Re: the UPA-constraint and danish word division from Xan Gregg on 2006-09-18 (xmlschema-dev@w3.org from September 2006)

From: Xan Gregg <xan.gregg@jmp.com>
Date: Mon, 18 Sep 2006 16:56:14 -0400
To: C. M. Sperberg-McQueen <cmsmcq@acm.org>
Cc: Marie Bilde Rasmussen <mariebilderas@gmail.com>, xmlschema-dev@w3.org
Message-Id: <7B4ACF26-9492-4BD0-B722-F825E88DE201@jmp.com>

I don't quite have a UPA friendly version of this grammar, but the  
optionality of hyphens and blanks between wordparts makes it a little  
different from the chess example. Imagine if black moves were  
optional in chess; then the model could be (W, B?)*, which obeys UPA.

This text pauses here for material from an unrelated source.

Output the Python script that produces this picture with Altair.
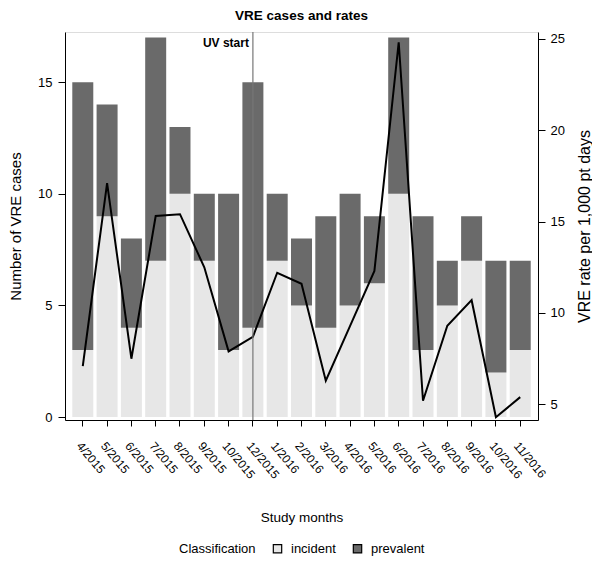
import altair as alt
import pandas as pd

months = ["4/2015", "5/2015", "6/2015", "7/2015", "8/2015", "9/2015", "10/2015",
          "12/2015", "1/2016", "2/2016", "3/2016", "4/2016", "5/2016", "6/2016",
          "7/2016", "8/2016", "9/2016", "10/2016", "11/2016"]
incident = [3, 9, 4, 7, 10, 7, 3, 4, 7, 5, 4, 5, 6, 10, 3, 5, 7, 2, 3]
total = [15, 14, 8, 17, 13, 10, 10, 15, 10, 8, 9, 10, 9, 17, 9, 7, 9, 7, 7]
rate = [7.1, 17.1, 7.5, 15.3, 15.4, 12.5, 7.9, 8.7, 12.2, 11.6, 6.3, 9.3, 12.3,
        24.8, 5.2, 9.3, 10.7, 4.3, 5.4]
uv_month = "12/2015"

FONT = "Liberation Sans, Arial, sans-serif"

rows = []
for m, i, t in zip(months, incident, total):
    rows.append({"month": m, "Classification": "incident", "cases": i, "order": 0})
    rows.append({"month": m, "Classification": "prevalent", "cases": t - i, "order": 1})
bars_df = pd.DataFrame(rows)
rate_df = pd.DataFrame({"month": months, "rate": rate})
uv_df = pd.DataFrame({"month": [uv_month], "label": ["UV start"]})

xenc = alt.X("month:N", sort=months, title="Study months",
             scale=alt.Scale(paddingInner=0.136, paddingOuter=0.3),
             axis=alt.Axis(labelAngle=50, labelAlign="left", labelBaseline="top",
                           labelFontSize=12, titleFontSize=13.5, titleFontWeight="normal",
                           titlePadding=30, domainColor="black", tickColor="black",
                           tickSize=6, labelColor="black", titleColor="black",
                           labelPadding=14))

bars = alt.Chart(bars_df).mark_bar().encode(
    x=xenc,
    y=alt.Y("sum(cases):Q", title="Number of VRE cases",
            scale=alt.Scale(domain=[-0.13, 17.25], nice=False, zero=False),
            axis=alt.Axis(values=[0, 5, 10, 15], grid=False, orient="left",
                          labelFontSize=13, titleFontSize=15, titleFontWeight="normal",
                          domainColor="black", tickColor="black", labelColor="black",
                          tickSize=7, labelPadding=6,
                          titleColor="black", titlePadding=14)),
    color=alt.Color("Classification:N",
                    scale=alt.Scale(domain=["incident", "prevalent"],
                                    range=["#e7e7e7", "#6a6a6a"]),
                    legend=alt.Legend(orient="none", legendX=114, legendY=510,
                                      direction="horizontal", titleOrient="left",
                                      symbolType="square", symbolSize=70,
                                      symbolStrokeColor="black", symbolStrokeWidth=1.2,
                                      labelFontSize=13, titleFontSize=13,
                                      labelOffset=7, titleColor="black",
                                      labelColor="black",
                                      titleFontWeight="normal", columnPadding=14,
                                      titlePadding=15)),
    order=alt.Order("order:Q", sort="ascending"),
)

line = alt.Chart(rate_df).mark_line(color="black", strokeWidth=2).encode(
    x=alt.X("month:N", sort=months),
    y=alt.Y("rate:Q", title="VRE rate per 1,000 pt days",
            scale=alt.Scale(domain=[4.15, 25.36], nice=False, zero=False),
            axis=alt.Axis(values=[5, 10, 15, 20, 25], grid=False, orient="right",
                          labelFontSize=13, titleFontSize=16, titleFontWeight="normal",
                          titleAngle=270, domainColor="black", tickColor="black",
                          tickSize=7, labelPadding=5,
                          labelColor="black", titleColor="black", titlePadding=28)),
)

rule = alt.Chart(uv_df).mark_rule(color="#777777", strokeWidth=1.2).encode(
    x=alt.X("month:N", sort=months)
)

text = alt.Chart(uv_df).mark_text(align="right", baseline="middle", dx=-4,
                                  fontWeight="bold", fontSize=12, font=FONT,
                                  color="black").encode(
    x=alt.X("month:N", sort=months),
    y=alt.value(11),
    text="label:N",
)

chart = alt.layer(bars, line, rule, text).resolve_scale(y="independent").properties(
    width=473, height=388,
    title=alt.TitleParams("VRE cases and rates", fontSize=13.5, fontWeight="bold",
                          font=FONT, color="black", offset=9),
    autosize=alt.AutoSizeParams(type="none"),
    padding={"left": 57, "top": 24, "right": 54, "bottom": 140},
).configure_view(stroke="#aaaaaa", strokeWidth=1.2).configure(
    font=FONT
)

chart.save("out.html", embed_options={"renderer": "svg", "actions": False})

In this case, though, there is a twist in that the final wordpart can  
be followed by a hyphen but not a blank, which is different from the  
other wordpart gaps. If ignore this difference, we get a little  
stricter model in the spirit of Michael's approach #2 (come as close  
as possible and rely on a subsequent processor to catch the missed  
cases. Here's a model that allows a trailing blank and/or hyphen:

     ((h, (w, (((h, b?) | (b, h?))?, w)+ ))
     |    (w,  ((h, b?) | (b, h?))){2, unbounded}
     )

where "{2, unbounded}" is the quantifier "minOccurs = 2, maxOccurs =  
unbounded".

xan

On Sep 15, 2006, at 11:34 PM, C. M. Sperberg-McQueen wrote:

>
> I can see three approaches to your problem in practice:
>
>
> (2) define an XSD rule that comes as close as you can to
> restricting the data without violating UPA, and use
> Schematron to supply the additional check.  Your rule
> might be:
>
>     ((h, (w, (((h, b?) | (b, h?))?, w)+ ))
>     |    (w,  ((h, b?) | (b, h?))?, w, (h | b | w)*)
>     )
>
> and Schematron rules can check that
>
>   each b is followed on the right either by a wordpart
>     or by a hyphen and then a wordpart
>   each hyphen is followed on the right by
>     (a) a wordpart, or (b) a blank and then a
>     wordpart, or (c) nothing

Received on Monday, 18 September 2006 20:56:25 UTC